Against the identification suggested by Franciscus Philadelphus of Esox lucius with Lupus two reasons lean heavily: (A) the etymological impossibility of λύκος (because of the wolflike nature of the Pike[452]) changing into Lucius, and (B) the Lupus is always in Greek called λάβραξ, never λύκος.[453]

The story of how the Lupus comes to his death by the Prawn can be read in Oppian[454] and in Ælian.[455] The fish, ever voracious, takes the prawns into his mouth by the thousand; these, unable to resist or retreat, jump about and puncture his throat and jaws so seriously that he soon dies of poison and suffocation.

Pliny (IX. 17), it has been claimed, under the word Esox intends our Esox lucius; but Cuvier maintains, and rightly, that his Esox signifies some very large fish, perhaps a Tunny.

Sulpicius Severus, a presbyter who lived in Aquitania (c. 365-425 a.d.) and penned an enthusiastic Life of S. Martin of Tour,[456] writes: “ad primum jactum reti permodico immanem Esocem extraxit.” It is not for me to discuss or decry this amazing statement of a very small net holding this monstrous Esox. But as the growth of a Pike under the most favourable circumstances is probably not more than 2 lbs. a year for twelve years when usually it lessens materially, I do suggest that the adjective immanem is hardly applicable (unless St. Martin’s biographer, perhaps also a fisherman, has lapsed unconsciously into a “fish story”) to a fish of about 20 or 30 lbs., and so would seem to confirm Cuvier.[457]

Pike, Carp, and Grayling were not apparently indigenous in England. They were introduced from the Continent at some undetermined date by one of the earlier religious orders for the better keeping of Fast Days, which as enjoined by the Church, even in Queen Elizabeth’s time, amounted to no less than 145 in number.[458]

The Pike, though known in the thirteenth century, was very scarce. Its price (as fixed by Edward I.) doubled that of the salmon, and exceeded ten times over that of either the turbot or cod. Even as late as the Reformation a large pike fetched as much as a February lamb, and a very small pickerel more than a fat capon. This ratio of prices recalls the rebuke administered by Cato the Censor to those prodigal Romans who were willing to pay more for a dish of fish than for a whole ox.

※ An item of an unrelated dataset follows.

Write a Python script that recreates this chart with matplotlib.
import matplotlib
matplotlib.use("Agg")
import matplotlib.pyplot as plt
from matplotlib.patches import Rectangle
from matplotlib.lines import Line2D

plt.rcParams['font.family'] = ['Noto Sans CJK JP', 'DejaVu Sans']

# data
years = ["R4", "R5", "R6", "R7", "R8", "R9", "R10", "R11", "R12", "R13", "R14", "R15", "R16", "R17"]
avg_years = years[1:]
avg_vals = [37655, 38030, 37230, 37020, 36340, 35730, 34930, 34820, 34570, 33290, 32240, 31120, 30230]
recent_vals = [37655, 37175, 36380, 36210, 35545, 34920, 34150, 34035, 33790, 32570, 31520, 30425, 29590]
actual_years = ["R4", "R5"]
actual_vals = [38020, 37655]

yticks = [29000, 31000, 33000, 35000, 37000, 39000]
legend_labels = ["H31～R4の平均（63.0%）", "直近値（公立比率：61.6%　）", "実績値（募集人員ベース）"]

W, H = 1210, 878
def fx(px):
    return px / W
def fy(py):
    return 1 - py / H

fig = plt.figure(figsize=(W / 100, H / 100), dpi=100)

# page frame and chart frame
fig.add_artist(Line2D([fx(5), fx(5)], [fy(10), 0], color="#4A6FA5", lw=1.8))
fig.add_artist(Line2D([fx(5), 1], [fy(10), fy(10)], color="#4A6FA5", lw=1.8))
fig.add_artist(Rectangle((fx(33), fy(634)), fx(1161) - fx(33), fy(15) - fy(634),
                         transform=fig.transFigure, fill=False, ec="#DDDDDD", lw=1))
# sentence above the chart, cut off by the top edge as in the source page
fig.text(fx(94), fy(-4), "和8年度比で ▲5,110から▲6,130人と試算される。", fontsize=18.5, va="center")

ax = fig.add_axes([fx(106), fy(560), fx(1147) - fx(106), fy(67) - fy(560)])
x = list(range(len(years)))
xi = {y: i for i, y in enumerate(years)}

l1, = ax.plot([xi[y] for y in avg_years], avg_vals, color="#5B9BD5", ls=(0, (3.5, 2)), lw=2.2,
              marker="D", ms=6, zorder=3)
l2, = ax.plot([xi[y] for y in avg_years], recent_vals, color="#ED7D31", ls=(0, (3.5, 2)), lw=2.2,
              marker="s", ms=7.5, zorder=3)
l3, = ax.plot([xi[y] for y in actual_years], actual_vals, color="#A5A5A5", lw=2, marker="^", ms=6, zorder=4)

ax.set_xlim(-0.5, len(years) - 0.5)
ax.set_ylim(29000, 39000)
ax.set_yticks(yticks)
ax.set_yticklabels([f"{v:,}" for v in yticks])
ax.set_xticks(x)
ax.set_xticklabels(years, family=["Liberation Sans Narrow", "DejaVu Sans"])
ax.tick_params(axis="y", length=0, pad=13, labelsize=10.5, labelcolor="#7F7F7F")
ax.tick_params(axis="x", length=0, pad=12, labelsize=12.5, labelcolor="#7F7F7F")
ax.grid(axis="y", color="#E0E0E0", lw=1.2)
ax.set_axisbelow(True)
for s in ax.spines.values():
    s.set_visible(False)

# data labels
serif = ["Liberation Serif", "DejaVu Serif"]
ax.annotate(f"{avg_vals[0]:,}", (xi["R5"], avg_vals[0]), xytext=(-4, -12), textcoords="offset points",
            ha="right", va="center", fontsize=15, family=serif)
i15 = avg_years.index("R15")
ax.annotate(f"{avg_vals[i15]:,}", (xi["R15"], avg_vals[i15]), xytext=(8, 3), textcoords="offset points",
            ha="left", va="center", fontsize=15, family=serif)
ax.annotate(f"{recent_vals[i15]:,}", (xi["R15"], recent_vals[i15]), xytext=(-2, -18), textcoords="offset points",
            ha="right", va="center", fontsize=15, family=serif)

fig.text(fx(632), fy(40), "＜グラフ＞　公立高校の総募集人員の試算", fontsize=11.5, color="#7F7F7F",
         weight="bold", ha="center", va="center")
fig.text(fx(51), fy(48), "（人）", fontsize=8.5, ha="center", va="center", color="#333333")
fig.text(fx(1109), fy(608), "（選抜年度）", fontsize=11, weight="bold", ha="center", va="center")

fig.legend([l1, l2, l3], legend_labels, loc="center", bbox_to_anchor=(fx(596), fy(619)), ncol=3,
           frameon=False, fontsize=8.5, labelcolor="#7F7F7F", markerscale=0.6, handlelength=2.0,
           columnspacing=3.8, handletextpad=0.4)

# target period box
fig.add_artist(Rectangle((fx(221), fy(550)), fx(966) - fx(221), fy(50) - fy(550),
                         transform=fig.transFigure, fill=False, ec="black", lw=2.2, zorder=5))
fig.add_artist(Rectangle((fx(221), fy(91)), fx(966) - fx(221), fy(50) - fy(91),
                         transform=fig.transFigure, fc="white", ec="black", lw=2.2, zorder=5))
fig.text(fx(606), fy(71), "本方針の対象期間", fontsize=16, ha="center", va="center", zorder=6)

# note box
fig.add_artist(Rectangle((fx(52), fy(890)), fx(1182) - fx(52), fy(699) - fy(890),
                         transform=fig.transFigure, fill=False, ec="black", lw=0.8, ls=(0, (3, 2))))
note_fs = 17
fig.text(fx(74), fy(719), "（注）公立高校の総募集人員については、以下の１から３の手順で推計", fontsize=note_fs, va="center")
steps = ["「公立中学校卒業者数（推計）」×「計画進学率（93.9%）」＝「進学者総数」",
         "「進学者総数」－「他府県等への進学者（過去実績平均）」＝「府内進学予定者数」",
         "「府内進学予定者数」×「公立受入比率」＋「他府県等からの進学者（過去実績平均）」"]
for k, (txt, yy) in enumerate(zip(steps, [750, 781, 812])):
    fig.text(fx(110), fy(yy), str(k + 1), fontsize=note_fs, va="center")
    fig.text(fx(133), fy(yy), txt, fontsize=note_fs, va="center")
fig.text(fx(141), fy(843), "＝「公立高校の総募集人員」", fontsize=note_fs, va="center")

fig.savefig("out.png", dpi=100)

In view of the necessity for fish on the fast days, which claimed nearly half the year, the situation of twenty Sees (two Archbishoprics and eighteen Bishoprics) out of twenty-seven on what were then salmon rivers can hardly have been a geographical accident.

The Carp must also have been a scarce fish in Tudor England. Dame Juliana Berners writes, “Ther be fewe in Englande.” Holinshed, à propos of its scarcity in the Thames, states, “It is not long since that kind of fish is brought over into England.” Leonard Mascall, however, in his Book of Fishinge (1596), credits a Mr. Mascall of Plumstead in Essex with the introduction of carp.

A hackneyed couplet, frequently quoted for the purpose of establishing the date at which carp and pike were introduced, but so full of mistakes as to be worthless, runs thus:

“Turkies, Carps, Hops, Pickerell, and Beer, Came into England all in one year.”